start GIVEN INFORMATION

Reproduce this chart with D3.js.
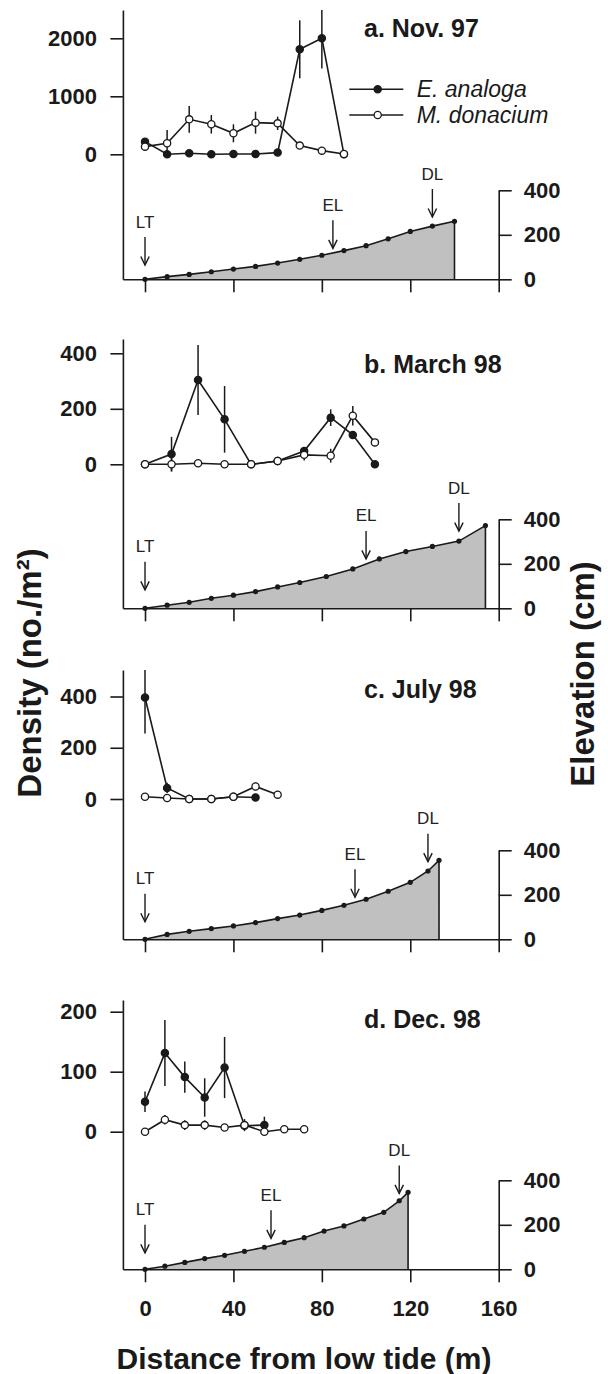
<!DOCTYPE html>
<html>
<head>
<meta charset="utf-8">
<script src="https://cdn.jsdelivr.net/npm/d3@7"></script>
<style>
  body { margin: 0; background: #fff; }
  svg text { font-family: "Liberation Sans", Arial, sans-serif; }
</style>
</head>
<body>
<div id="d3-container"></div>
<script>
// Densidad (no./m²) de E. analoga y M. donacium, con error estándar
const distA = [0, 10, 20, 30, 40, 50, 60, 70, 80, 90]
const eaA = [218, 0, 17, 0, 5, 5, 29, 1810, 2000, 0]
const eaSeA = [40, 0, 0, 0, 0, 0, 0, 500, 520, 0]
const mdA = [132, 190, 603, 517, 362, 546, 534, 150, 63, 5]
const mdSeA = [60, 230, 230, 160, 155, 190, 115, 0, 0, 0]

const distB = [0, 12, 24, 36, 48, 60, 72, 84, 94, 104]
const eaB = [0, 37, 304, 162, 0, 12, 48, 168, 106, 0]
const eaSeB = [0, 62, 126, 120, 0, 0, 10, 30, 0, 0]
const mdB = [0, 0, 4, 0, 0, 12, 34, 31, 175, 79]
const mdSeB = [0, 26, 0, 0, 0, 15, 20, 25, 35, 0]

const distC = [0, 10, 20, 30, 40, 50, 60]
const eaC = [396, 43, 0, 0, 9, 6, null]
const eaSeC = [140, 20, 0, 0, 0, 0, 0]
const mdC = [9, 4, 0, 0, 9, 49, 17]
const mdSeC = [0, 0, 0, 0, 0, 15, 0]

const distD = [0, 9, 18, 27, 36, 45, 54, 63, 72]
const eaD = [50, 131, 91, 57, 107, 10, 11, null, null]
const eaSeD = [17, 55, 26, 32, 51, 0, 14, 0, 0]
const mdD = [0, 20, 11, 11, 7, 11, 0, 4, 4]
const mdSeD = [0, 8, 8, 8, 0, 10, 0, 0, 0]

// Perfil de elevación (cm) de la playa
const elevDistA = [0, 10, 20, 30, 40, 50, 60, 70, 80, 90, 100, 110, 120, 130, 140]
const elevA = [0, 12, 22, 34, 46, 58, 73, 90, 108, 129, 151, 182, 215, 239, 261]
const elevDistB = [0, 10, 20, 30, 40, 50, 60, 70, 82, 94, 106, 118, 130, 142, 154]
const elevB = [0, 14, 27, 45, 59, 75, 96, 116, 143, 177, 222, 255, 278, 302, 372]
const elevDistC = [0, 10, 20, 30, 40, 50, 60, 70, 80, 90, 100, 110, 120, 128, 133]
const elevC = [0, 22, 36, 48, 60, 75, 93, 109, 130, 153, 180, 216, 256, 307, 355]
const elevDistD = [0, 9, 18, 27, 36, 45, 54, 63, 72, 81, 90, 99, 108, 115, 119]
const elevD = [0, 14, 31, 48, 63, 81, 99, 121, 142, 172, 195, 226, 256, 308, 346]

// Marcas: etiqueta, distancia (m), elevación de la punta de la flecha (cm)
const marksA = [["LT", 0, 64], ["EL", 85, 139], ["DL", 130, 280]]
const marksB = [["LT", 0, 83], ["EL", 100, 222], ["DL", 142, 347]]
const marksC = [["LT", 0, 79], ["EL", 95, 189], ["DL", 128, 349]]
const marksD = [["LT", 0, 74], ["EL", 57, 139], ["DL", 115, 341]]

const titles = ["a. Nov. 97", "b. March 98", "c. July 98", "d. Dec. 98"]
const densTicks = [[0, 1000, 2000], [0, 200, 400], [0, 200, 400], [0, 100, 200]]
const elevTicks = [0, 200, 400]
const xTicks = [0, 40, 80, 120, 160]
const species = ["E. analoga", "M. donacium"]

// Tabla de paneles construida a partir de los arrays
const panels = [
  {dist: distA, ea: eaA, eaSe: eaSeA, md: mdA, mdSe: mdSeA, elevDist: elevDistA, elev: elevA, marks: marksA},
  {dist: distB, ea: eaB, eaSe: eaSeB, md: mdB, mdSe: mdSeB, elevDist: elevDistB, elev: elevB, marks: marksB},
  {dist: distC, ea: eaC, eaSe: eaSeC, md: mdC, mdSe: mdSeC, elevDist: elevDistC, elev: elevC, marks: marksC},
  {dist: distD, ea: eaD, eaSe: eaSeD, md: mdD, mdSe: mdSeD, elevDist: elevDistD, elev: elevD, marks: marksD}
]

// Posición vertical de cada panel (eje inferior y desplazamientos)
const layout = [
  {bottom: 279.3, zeroOff: 125, topOff: 241, titleOff: 242},
  {bottom: 608.3, zeroOff: 144, topOff: 255, titleOff: 235},
  {bottom: 939.3, zeroOff: 140.3, topOff: 242.8, titleOff: 241},
  {bottom: 1269.3, zeroOff: 137.6, topOff: 257.6, titleOff: 241}
]

const width = 608, height = 1374
const axisHeight = 269.3
const ink = "#1a1a1a"

const svg = d3.select("#d3-container")
              .append("svg")
                .attr("width", width)
                .attr("height", height)

const x = d3.scaleLinear().domain([-10, 160]).range([122.9, 498.7])

function styleAxis(g, size, weight) {
  g.attr("font-family", "'Liberation Sans', Arial, sans-serif")
   .attr("font-size", size)
   .attr("font-weight", weight)
  g.selectAll("path, line").attr("stroke", ink).attr("stroke-width", 1.6)
  g.selectAll("text").attr("fill", ink)
}

panels.forEach((p, i) => {
  const L = layout[i]
  const ticks = densTicks[i]
  const g = svg.append("g")

  // Escalas del panel
  const yD = d3.scaleLinear()
               .domain([0, ticks[ticks.length - 1]])
               .range([L.bottom - L.zeroOff, L.bottom - L.topOff])
  const top = L.bottom - axisHeight
  const yDaxis = d3.scaleLinear()
                   .domain([yD.invert(L.bottom), yD.invert(top)])
                   .range([L.bottom, top])
  const yE = d3.scaleLinear().domain([0, 400]).range([L.bottom, L.bottom - 89])

  // Área del perfil de elevación
  const prof = p.elevDist.map((d, j) => ({d: d, e: p.elev[j]}))
  g.append("path")
    .datum(prof)
    .attr("fill", "#c0c0c0")
    .attr("d", d3.area().x(d => x(d.d)).y0(yE(0)).y1(d => yE(d.e)))
  g.append("path")
    .datum(prof.concat([{d: prof[prof.length - 1].d, e: 0}]))
    .attr("fill", "none")
    .attr("stroke", ink)
    .attr("stroke-width", 1.6)
    .attr("d", d3.line().x(d => x(d.d)).y(d => yE(d.e)))
  g.selectAll(".edot")
    .data(prof)
    .join("circle")
    .attr("cx", d => x(d.d))
    .attr("cy", d => yE(d.e))
    .attr("r", 2.6)
    .attr("fill", ink)

  // Ejes
  g.append("g")
    .attr("transform", `translate(0, ${L.bottom})`)
    .call(d3.axisBottom(x).tickValues(xTicks).tickSize(13).tickSizeOuter(0).tickPadding(18)
      .tickFormat(i === 3 ? d3.format("d") : () => ""))
    .call(a => styleAxis(a, 22, "bold"))
  g.append("g")
    .attr("transform", `translate(${x(-10)}, 0)`)
    .call(d3.axisLeft(yDaxis).tickValues(ticks).tickSize(12.5).tickSizeOuter(0).tickPadding(13.5)
      .tickFormat(d3.format("d")))
    .call(a => styleAxis(a, 22, "bold"))
  g.append("g")
    .attr("transform", `translate(${x(160)}, 0)`)
    .call(d3.axisRight(yE).tickValues(elevTicks).tickSize(13).tickSizeOuter(0).tickPadding(12)
      .tickFormat(d3.format("d")))
    .call(a => styleAxis(a, 22, "bold"))

  // Flechas LT / EL / DL
  const mk = g.selectAll(".mark")
    .data(p.marks)
    .join("g")
    .attr("transform", d => `translate(${x(d[1])}, ${yE(d[2])})`)
  mk.append("line")
    .attr("y1", -28).attr("y2", 0)
    .attr("stroke", ink).attr("stroke-width", 1.4)
  mk.append("path")
    .attr("d", "M-4.2,-8.5L0,0L4.2,-8.5")
    .attr("fill", "none").attr("stroke", ink).attr("stroke-width", 1.4)
  mk.append("text")
    .attr("y", -37.5)
    .attr("text-anchor", "middle")
    .attr("font-size", 17)
    .attr("fill", "#222")
    .text(d => d[0])

  // Series de densidad con barras de error
  const series = [
    {v: p.ea, se: p.eaSe, fill: ink},
    {v: p.md, se: p.mdSe, fill: "#fff"}
  ]
  const topVal = yDaxis.domain()[1]
  series.forEach(s => {
    const pts = p.dist.map((d, j) => ({d: d, v: s.v[j], se: s.se[j]})).filter(d => d.v !== null)
    g.selectAll(null)
      .data(pts.filter(d => d.se > 0))
      .join("line")
      .attr("x1", d => x(d.d)).attr("x2", d => x(d.d))
      .attr("y1", d => yD(d.v - d.se))
      .attr("y2", d => yD(Math.min(d.v + d.se, topVal)))
      .attr("stroke", ink).attr("stroke-width", 1.5)
    g.append("path")
      .datum(pts)
      .attr("fill", "none")
      .attr("stroke", ink)
      .attr("stroke-width", 1.6)
      .attr("d", d3.line().x(d => x(d.d)).y(d => yD(d.v)))
    g.selectAll(null)
      .data(pts)
      .join("circle")
      .attr("cx", d => x(d.d))
      .attr("cy", d => yD(d.v))
      .attr("r", 3.6)
      .attr("fill", s.fill)
      .attr("stroke", ink)
      .attr("stroke-width", 1.3)
  })

  // Título del panel
  g.append("text")
    .attr("x", 364)
    .attr("y", L.bottom - L.titleOff)
    .attr("font-size", 25)
    .attr("font-weight", "bold")
    .attr("fill", ink)
    .text(titles[i])
})

// Leyenda (panel a)
const legend = svg.append("g")
const legY = [89.3, 115]
species.forEach((name, k) => {
  legend.append("line")
    .attr("x1", 349.3).attr("x2", 403.3)
    .attr("y1", legY[k]).attr("y2", legY[k])
    .attr("stroke", ink).attr("stroke-width", 1.6)
  legend.append("circle")
    .attr("cx", 377.7).attr("cy", legY[k]).attr("r", 3.6)
    .attr("fill", k === 0 ? ink : "#fff")
    .attr("stroke", ink).attr("stroke-width", 1.3)
  legend.append("text")
    .attr("x", 416.7).attr("y", legY[k] + 8)
    .attr("font-size", 23)
    .attr("font-style", "italic")
    .attr("fill", ink)
    .text(name)
})

// Títulos de los ejes
svg.append("text")
  .attr("transform", "translate(40.5, 673) rotate(-90)")
  .attr("text-anchor", "middle")
  .attr("font-size", 33)
  .attr("font-weight", "bold")
  .attr("fill", ink)
  .text("Density (no./m²)")

svg.append("text")
  .attr("transform", "translate(594, 674) rotate(-90)")
  .attr("text-anchor", "middle")
  .attr("font-size", 33)
  .attr("font-weight", "bold")
  .attr("fill", ink)
  .text("Elevation (cm)")

svg.append("text")
  .attr("x", 304)
  .attr("y", 1369.3)
  .attr("text-anchor", "middle")
  .attr("font-size", 30)
  .attr("font-weight", "bold")
  .attr("fill", ink)
  .text("Distance from low tide (m)")
</script>
</body>
</html>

end GIVEN INFORMATION

WHAT YOU ARE ASKED TO DO: Return exactly what appears from the opening line of the material through the line with "const mdSeD = [0, 8, 8, 8, 0, 10, 0, 0, 0]", apart from the pictures.

RESULT OF THIS EXERCISE:
Reproduce this chart with D3.js.
<!DOCTYPE html>
<html>
<head>
<meta charset="utf-8">
<script src="https://cdn.jsdelivr.net/npm/d3@7"></script>
<style>
  body { margin: 0; background: #fff; }
  svg text { font-family: "Liberation Sans", Arial, sans-serif; }
</style>
</head>
<body>
<div id="d3-container"></div>
<script>
// Densidad (no./m²) de E. analoga y M. donacium, con error estándar
const distA = [0, 10, 20, 30, 40, 50, 60, 70, 80, 90]
const eaA = [218, 0, 17, 0, 5, 5, 29, 1810, 2000, 0]
const eaSeA = [40, 0, 0, 0, 0, 0, 0, 500, 520, 0]
const mdA = [132, 190, 603, 517, 362, 546, 534, 150, 63, 5]
const mdSeA = [60, 230, 230, 160, 155, 190, 115, 0, 0, 0]

const distB = [0, 12, 24, 36, 48, 60, 72, 84, 94, 104]
const eaB = [0, 37, 304, 162, 0, 12, 48, 168, 106, 0]
const eaSeB = [0, 62, 126, 120, 0, 0, 10, 30, 0, 0]
const mdB = [0, 0, 4, 0, 0, 12, 34, 31, 175, 79]
const mdSeB = [0, 26, 0, 0, 0, 15, 20, 25, 35, 0]

const distC = [0, 10, 20, 30, 40, 50, 60]
const eaC = [396, 43, 0, 0, 9, 6, null]
const eaSeC = [140, 20, 0, 0, 0, 0, 0]
const mdC = [9, 4, 0, 0, 9, 49, 17]
const mdSeC = [0, 0, 0, 0, 0, 15, 0]

const distD = [0, 9, 18, 27, 36, 45, 54, 63, 72]
const eaD = [50, 131, 91, 57, 107, 10, 11, null, null]
const eaSeD = [17, 55, 26, 32, 51, 0, 14, 0, 0]
const mdD = [0, 20, 11, 11, 7, 11, 0, 4, 4]
const mdSeD = [0, 8, 8, 8, 0, 10, 0, 0, 0]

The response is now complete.